▶

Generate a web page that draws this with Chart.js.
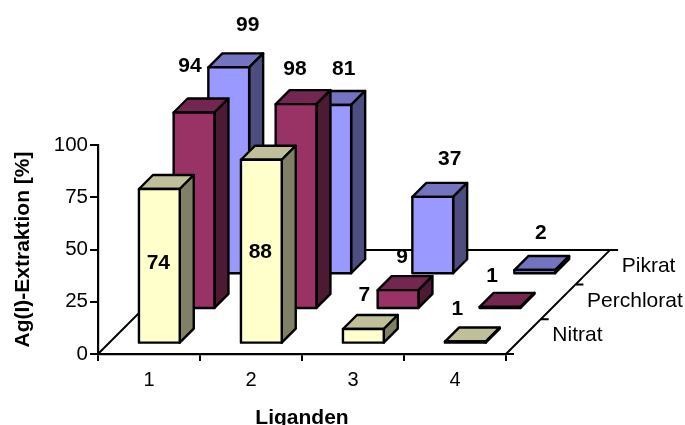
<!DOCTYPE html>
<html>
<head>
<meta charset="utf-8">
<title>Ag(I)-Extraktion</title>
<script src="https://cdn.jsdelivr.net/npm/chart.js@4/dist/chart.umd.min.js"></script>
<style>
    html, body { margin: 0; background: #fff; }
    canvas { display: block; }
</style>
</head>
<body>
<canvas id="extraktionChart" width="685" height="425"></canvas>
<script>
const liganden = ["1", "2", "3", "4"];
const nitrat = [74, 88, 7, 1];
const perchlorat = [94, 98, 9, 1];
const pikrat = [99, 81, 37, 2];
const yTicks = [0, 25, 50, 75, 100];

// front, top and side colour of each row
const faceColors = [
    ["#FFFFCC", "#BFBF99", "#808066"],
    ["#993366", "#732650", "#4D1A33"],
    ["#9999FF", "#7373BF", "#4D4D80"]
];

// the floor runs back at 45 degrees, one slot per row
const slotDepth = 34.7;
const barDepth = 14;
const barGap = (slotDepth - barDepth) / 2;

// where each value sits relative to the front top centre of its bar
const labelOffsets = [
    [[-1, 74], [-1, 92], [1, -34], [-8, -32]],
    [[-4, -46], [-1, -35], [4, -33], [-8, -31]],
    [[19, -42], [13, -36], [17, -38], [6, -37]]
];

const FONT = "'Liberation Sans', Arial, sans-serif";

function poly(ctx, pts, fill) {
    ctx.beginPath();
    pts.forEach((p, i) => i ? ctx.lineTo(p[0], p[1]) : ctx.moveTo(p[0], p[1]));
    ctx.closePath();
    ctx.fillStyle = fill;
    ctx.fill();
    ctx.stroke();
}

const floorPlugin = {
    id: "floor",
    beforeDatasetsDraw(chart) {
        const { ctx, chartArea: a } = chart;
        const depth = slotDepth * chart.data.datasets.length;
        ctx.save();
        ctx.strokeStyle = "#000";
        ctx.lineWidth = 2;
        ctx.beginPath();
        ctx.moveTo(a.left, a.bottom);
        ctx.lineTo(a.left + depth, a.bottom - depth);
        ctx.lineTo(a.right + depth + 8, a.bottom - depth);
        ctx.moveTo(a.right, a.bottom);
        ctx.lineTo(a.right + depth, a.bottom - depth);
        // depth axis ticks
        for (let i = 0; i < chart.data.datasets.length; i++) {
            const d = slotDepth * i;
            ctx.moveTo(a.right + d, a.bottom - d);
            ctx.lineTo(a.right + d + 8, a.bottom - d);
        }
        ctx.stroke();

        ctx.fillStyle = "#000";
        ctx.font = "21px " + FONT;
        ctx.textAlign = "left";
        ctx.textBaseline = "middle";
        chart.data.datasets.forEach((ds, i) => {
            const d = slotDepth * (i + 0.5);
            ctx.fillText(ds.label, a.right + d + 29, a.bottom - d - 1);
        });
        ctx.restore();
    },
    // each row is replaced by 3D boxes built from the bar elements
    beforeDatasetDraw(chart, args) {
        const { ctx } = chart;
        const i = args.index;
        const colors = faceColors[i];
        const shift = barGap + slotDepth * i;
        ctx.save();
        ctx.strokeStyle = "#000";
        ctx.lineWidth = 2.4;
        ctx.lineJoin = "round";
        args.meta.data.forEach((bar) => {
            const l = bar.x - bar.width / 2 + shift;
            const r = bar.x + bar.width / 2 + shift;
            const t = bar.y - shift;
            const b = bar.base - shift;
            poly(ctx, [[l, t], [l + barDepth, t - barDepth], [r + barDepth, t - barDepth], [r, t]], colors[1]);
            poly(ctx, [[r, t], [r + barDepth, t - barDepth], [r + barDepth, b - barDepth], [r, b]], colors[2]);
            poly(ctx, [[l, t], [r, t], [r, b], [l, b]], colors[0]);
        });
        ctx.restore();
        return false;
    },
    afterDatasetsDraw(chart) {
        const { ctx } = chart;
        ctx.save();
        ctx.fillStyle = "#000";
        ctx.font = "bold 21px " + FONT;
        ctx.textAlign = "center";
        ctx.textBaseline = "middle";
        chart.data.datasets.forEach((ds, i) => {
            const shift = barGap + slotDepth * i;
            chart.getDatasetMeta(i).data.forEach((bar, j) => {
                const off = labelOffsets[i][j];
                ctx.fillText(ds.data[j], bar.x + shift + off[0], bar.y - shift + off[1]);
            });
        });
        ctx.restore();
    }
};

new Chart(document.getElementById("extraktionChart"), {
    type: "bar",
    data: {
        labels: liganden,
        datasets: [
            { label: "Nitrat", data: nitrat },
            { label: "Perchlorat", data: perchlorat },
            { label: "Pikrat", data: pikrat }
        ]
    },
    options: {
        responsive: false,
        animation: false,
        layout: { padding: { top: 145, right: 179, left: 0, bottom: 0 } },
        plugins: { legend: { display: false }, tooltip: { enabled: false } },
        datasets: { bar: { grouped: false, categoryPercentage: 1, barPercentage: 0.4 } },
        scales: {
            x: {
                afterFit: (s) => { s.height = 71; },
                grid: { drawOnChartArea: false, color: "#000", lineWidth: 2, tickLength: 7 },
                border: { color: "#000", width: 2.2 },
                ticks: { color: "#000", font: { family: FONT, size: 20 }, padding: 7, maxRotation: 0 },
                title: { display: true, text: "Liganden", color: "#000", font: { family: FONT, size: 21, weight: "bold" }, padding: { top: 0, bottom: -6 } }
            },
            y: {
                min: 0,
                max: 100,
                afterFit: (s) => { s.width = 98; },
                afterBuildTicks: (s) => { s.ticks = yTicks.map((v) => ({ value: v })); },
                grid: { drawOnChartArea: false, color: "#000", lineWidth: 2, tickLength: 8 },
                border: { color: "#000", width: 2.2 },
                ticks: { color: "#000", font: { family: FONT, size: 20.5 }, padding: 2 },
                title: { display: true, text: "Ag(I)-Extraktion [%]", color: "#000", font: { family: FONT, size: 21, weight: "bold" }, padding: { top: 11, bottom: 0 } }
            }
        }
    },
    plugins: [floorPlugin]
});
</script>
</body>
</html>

◀

## Short task
Would you return the data exactly as written, without the pictures?

## Exercise response
Generate a web page that draws this with Chart.js.
<!DOCTYPE html>
<html>
<head>
<meta charset="utf-8">
<title>Ag(I)-Extraktion</title>
<script src="https://cdn.jsdelivr.net/npm/chart.js@4/dist/chart.umd.min.js"></script>
<style>
    html, body { margin: 0; background: #fff; }
    canvas { display: block; }
</style>
</head>
<body>
<canvas id="extraktionChart" width="685" height="425"></canvas>
<script>
const liganden = ["1", "2", "3", "4"];
const nitrat = [74, 88, 7, 1];
const perchlorat = [94, 98, 9, 1];
const pikrat = [99, 81, 37, 2];
const yTicks = [0, 25, 50, 75, 100];

// front, top and side colour of each row
const faceColors = [
    ["#FFFFCC", "#BFBF99", "#808066"],
    ["#993366", "#732650", "#4D1A33"],
    ["#9999FF", "#7373BF", "#4D4D80"]
];

// the floor runs back at 45 degrees, one slot per row
const slotDepth = 34.7;
const barDepth = 14;
const barGap = (slotDepth - barDepth) / 2;

// where each value sits relative to the front top centre of its bar
const labelOffsets = [
    [[-1, 74], [-1, 92], [1, -34], [-8, -32]],
    [[-4, -46], [-1, -35], [4, -33], [-8, -31]],
    [[19, -42], [13, -36], [17, -38], [6, -37]]
];

const FONT = "'Liberation Sans', Arial, sans-serif";

function poly(ctx, pts, fill) {
    ctx.beginPath();
    pts.forEach((p, i) => i ? ctx.lineTo(p[0], p[1]) : ctx.moveTo(p[0], p[1]));
    ctx.closePath();
    ctx.fillStyle = fill;
    ctx.fill();
    ctx.stroke();
}

const floorPlugin = {
    id: "floor",
    beforeDatasetsDraw(chart) {
        const { ctx, chartArea: a } = chart;
        const depth = slotDepth * chart.data.datasets.length;
        ctx.save();
        ctx.strokeStyle = "#000";
        ctx.lineWidth = 2;
        ctx.beginPath();
        ctx.moveTo(a.left, a.bottom);
        ctx.lineTo(a.left + depth, a.bottom - depth);
        ctx.lineTo(a.right + depth + 8, a.bottom - depth);
        ctx.moveTo(a.right, a.bottom);
        ctx.lineTo(a.right + depth, a.bottom - depth);
        // depth axis ticks
        for (let i = 0; i < chart.data.datasets.length; i++) {
            const d = slotDepth * i;
            ctx.moveTo(a.right + d, a.bottom - d);
            ctx.lineTo(a.right + d + 8, a.bottom - d);
        }
        ctx.stroke();

        ctx.fillStyle = "#000";
        ctx.font = "21px " + FONT;
        ctx.textAlign = "left";
        ctx.textBaseline = "middle";
        chart.data.datasets.forEach((ds, i) => {
            const d = slotDepth * (i + 0.5);
            ctx.fillText(ds.label, a.right + d + 29, a.bottom - d - 1);
        });
        ctx.restore();
    },
    // each row is replaced by 3D boxes built from the bar elements
    beforeDatasetDraw(chart, args) {
        const { ctx } = chart;
        const i = args.index;
        const colors = faceColors[i];
        const shift = barGap + slotDepth * i;
        ctx.save();
        ctx.strokeStyle = "#000";
        ctx.lineWidth = 2.4;
        ctx.lineJoin = "round";
        args.meta.data.forEach((bar) => {
            const l = bar.x - bar.width / 2 + shift;
            const r = bar.x + bar.width / 2 + shift;
            const t = bar.y - shift;
            const b = bar.base - shift;
            poly(ctx, [[l, t], [l + barDepth, t - barDepth], [r + barDepth, t - barDepth], [r, t]], colors[1]);
            poly(ctx, [[r, t], [r + barDepth, t - barDepth], [r + barDepth, b - barDepth], [r, b]], colors[2]);
            poly(ctx, [[l, t], [r, t], [r, b], [l, b]], colors[0]);
        });
        ctx.restore();
        return false;
    },
    afterDatasetsDraw(chart) {
        const { ctx } = chart;
        ctx.save();
        ctx.fillStyle = "#000";
        ctx.font = "bold 21px " + FONT;
        ctx.textAlign = "center";
        ctx.textBaseline = "middle";
        chart.data.datasets.forEach((ds, i) => {
            const shift = barGap + slotDepth * i;
            chart.getDatasetMeta(i).data.forEach((bar, j) => {
                const off = labelOffsets[i][j];
                ctx.fillText(ds.data[j], bar.x + shift + off[0], bar.y - shift + off[1]);
            });
        });
        ctx.restore();
    }
};

new Chart(document.getElementById("extraktionChart"), {
    type: "bar",
    data: {
        labels: liganden,
        datasets: [
            { label: "Nitrat", data: nitrat },
            { label: "Perchlorat", data: perchlorat },
            { label: "Pikrat", data: pikrat }
        ]
    },
    options: {
        responsive: false,
        animation: false,
        layout: { padding: { top: 145, right: 179, left: 0, bottom: 0 } },
        plugins: { legend: { display: false }, tooltip: { enabled: false } },
        datasets: { bar: { grouped: false, categoryPercentage: 1, barPercentage: 0.4 } },
        scales: {
            x: {
                afterFit: (s) => { s.height = 71; },
                grid: { drawOnChartArea: false, color: "#000", lineWidth: 2, tickLength: 7 },
                border: { color: "#000", width: 2.2 },
                ticks: { color: "#000", font: { family: FONT, size: 20 }, padding: 7, maxRotation: 0 },
                title: { display: true, text: "Liganden", color: "#000", font: { family: FONT, size: 21, weight: "bold" }, padding: { top: 0, bottom: -6 } }
            },
            y: {
                min: 0,
                max: 100,
                afterFit: (s) => { s.width = 98; },
                afterBuildTicks: (s) => { s.ticks = yTicks.map((v) => ({ value: v })); },
                grid: { drawOnChartArea: false, color: "#000", lineWidth: 2, tickLength: 8 },
                border: { color: "#000", width: 2.2 },
                ticks: { color: "#000", font: { family: FONT, size: 20.5 }, padding: 2 },
                title: { display: true, text: "Ag(I)-Extraktion [%]", color: "#000", font: { family: FONT, size: 21, weight: "bold" }, padding: { top: 11, bottom: 0 } }
            }
        }
    },
    plugins: [floorPlugin]
});
</script>
</body>
</html>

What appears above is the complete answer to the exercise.